I use these to clean of smudges that will inevitably work their way onto your lens. Make sure to blow off your lens first with a squeeze ball. I once scratched an ND pretty bad when a piece of sand was caught in between my lens and the lens pen while in the Colorado desert.
B-cam: Sony A6500
I LOVE this camera. It’s the little brother to my Sony A7rii. Honestly the video footage is hard to discern from the A7. It’s a pound lighter, smaller, and feels great in the hand. I use it as an interview B-cam, and for all my family photo and day hiking needs. I have no facts to support this, but it feels like the image stabilization works better on the a6500. For a fast and light trip, I’d absolutely consider bringing this for a film project.
Chris’s Other favorite Sony E-mount lenses:
I used this as my primary lens for the film “Alcove”. The stabilization is great, it’s nice and wide at the 16mm end, and very usable at the 35mm range as well. It takes more effort to get depth of field with this, but it’s possible. This lens created some of my favorite stills. So I totally recommend it.
Zeiss Batis 18mm F2.8
Great fast and wide lens. I used it for the milkyway shots in my Rae Lakes documentary. It’s also great for landscapes, and it’s perfect for in-the-tent selfy type shots. It handles low light well, and is wide enough to make a small in the tent space look good. I noticed this lens introduces a lot of nice contrast as well.
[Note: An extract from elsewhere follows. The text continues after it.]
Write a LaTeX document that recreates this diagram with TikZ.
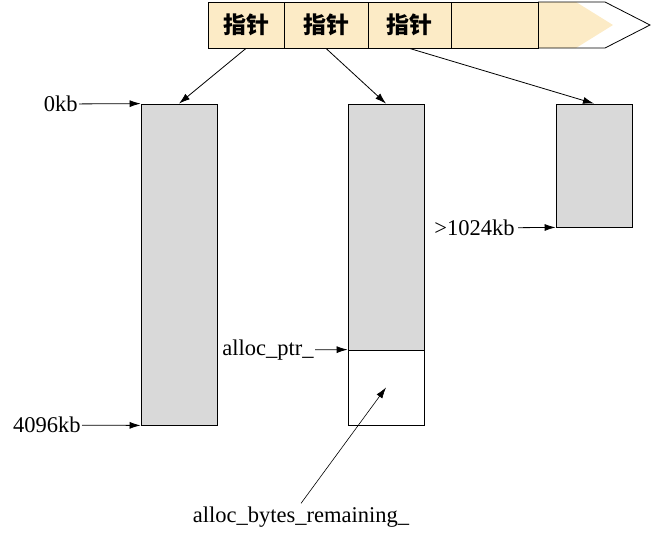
\documentclass[tikz,border=0pt]{standalone}
\usepackage{fontspec}
\setmainfont{Liberation Serif}
\newfontfamily\cjk{Noto Sans CJK SC}
\usetikzlibrary{positioning, calc, arrows.meta}
\definecolor{ptrfill}{HTML}{FCEBC6}
\definecolor{memfill}{HTML}{D9D9D9}
\begin{document}
\begin{tikzpicture}[x=1pt, y=-1pt, >={Latex[length=11pt,width=7pt]}, line width=0.8pt, font=\fontsize{22.5}{26}\selectfont]
			\useasboundingbox (0,0) rectangle (652,542);
			% pointer strip
			\fill [ptrfill] (538,2) -- (576,2) -- (613,25) -- (576,48) -- (538,48) -- cycle;
			\draw (538,2) -- (605,2) -- (650,25) -- (605,48) -- (538,48);
			\node (c1) [draw, fill=ptrfill, minimum width=76pt, minimum height=46pt, font=\cjk\bfseries\fontsize{23}{26}\selectfont] at (246,25) {指针};
			\node (c2) [draw, fill=ptrfill, minimum width=84pt, minimum height=46pt, font=\cjk\bfseries\fontsize{23}{26}\selectfont] at (326,25) {指针};
			\node (c3) [draw, fill=ptrfill, minimum width=83pt, minimum height=46pt, font=\cjk\bfseries\fontsize{23}{26}\selectfont] at (409.5,25) {指针};
			\node (c4) [draw, fill=ptrfill, minimum width=87pt, minimum height=46pt] at (494.5,25) {};
			
			% memory blocks
			\node (b1) [draw, fill=memfill, minimum width=76pt, minimum height=321pt] at (179,264.5) {};
			\node (b2) [draw, fill=memfill, minimum width=76pt, minimum height=246pt] at (386,227) {};
			\node (b2low) [draw, minimum width=76pt, minimum height=75pt] at (386,387.5) {};
			\node (b3) [draw, fill=memfill, minimum width=76pt, minimum height=123pt] at (594,165.5) {};
			
			% labels
			\node (l0) [anchor=east, inner sep=1pt] at (79,104) {0kb};
			\node (l4096) [anchor=east, inner sep=1pt] at (82,425) {4096kb};
			\node (lptr) [anchor=east, inner sep=1pt] at (315,350) {alloc\_ptr\_};
			\node (l1024) [anchor=east, inner sep=3pt] at (518,228) {>1024kb};
			\node (lrem) [inner sep=3pt] at (301,517) {alloc\_bytes\_remaining\_};
			
			\draw [->] (c1.south) -- (b1.north);
			\draw [->] (c2.south) -- (b2.north);
			\draw [->] (c3.south) -- (b3.north);
			\draw [->] (l0) -- (b1.north west);
			\draw [->] (l4096) -- (b1.south west);
			\draw [->] (lptr) -- (b2low.north west);
			\draw [->] (l1024) -- (b3.south west);
			\draw [->, line width=0.6pt] (lrem.north) -- (b2low.center);
		\end{tikzpicture}
\end{document}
I use this lens when I need a good high quality look for an interview. 85mm is notorious for being a great portrait lens as well. Great lens. Sharp. I don’t find it diverse enough to bring on the trail, but I’m certainly glad I have it for interviews.
Sigma 30mm, 1.4
This lens is new for me. It’s APS-C only, but works great on the A7rii in super 35 mode. It’s also great on my a6500. Great for heavy depth of field. The autofocus is a little slow, but not as bad as people say online. It’s still very usable. It’s also incredibly sharp, and cost efficient!
This is a great APS-C lens. I use it almost exclusively for my A6500 as a great general purpose lens. The contrast rendering reminds me of the Sony 28mmF2 and the Batis 18mm F2.8. Has a cool look for sure.
SELP1650 kit lens
This thing is small, light, and has a VERY usable focal range. Autofocus is good. Stabilization is good. It’s fairly sharp. The variable aperture thing bugs me, It’s not a $2000 lens…but for the price, size, weight, and versatility it’s hard to pass up.
Very diverse lens that I use on my a6500. (Technically works on the A7rii in super35 mode too)
Sharp, stabilized, and has a smooth and quiet power zoom for video use. It’s a bit large on the a6500. But other than that it’s great. If you needed a single lens for daytime/dusk use that covers a wide focal range, this is the lens to get.
I love the 16-70mm focal range. APS-C, but works on the A7rii in super 35 mode. Lightweight, not too big. Not super contrasty, doesn’t add a lot of flavor. But it’s sharp and allows me to switch from a mountain to a deer without switching lenses. I REALLY wish they made this in full frame format.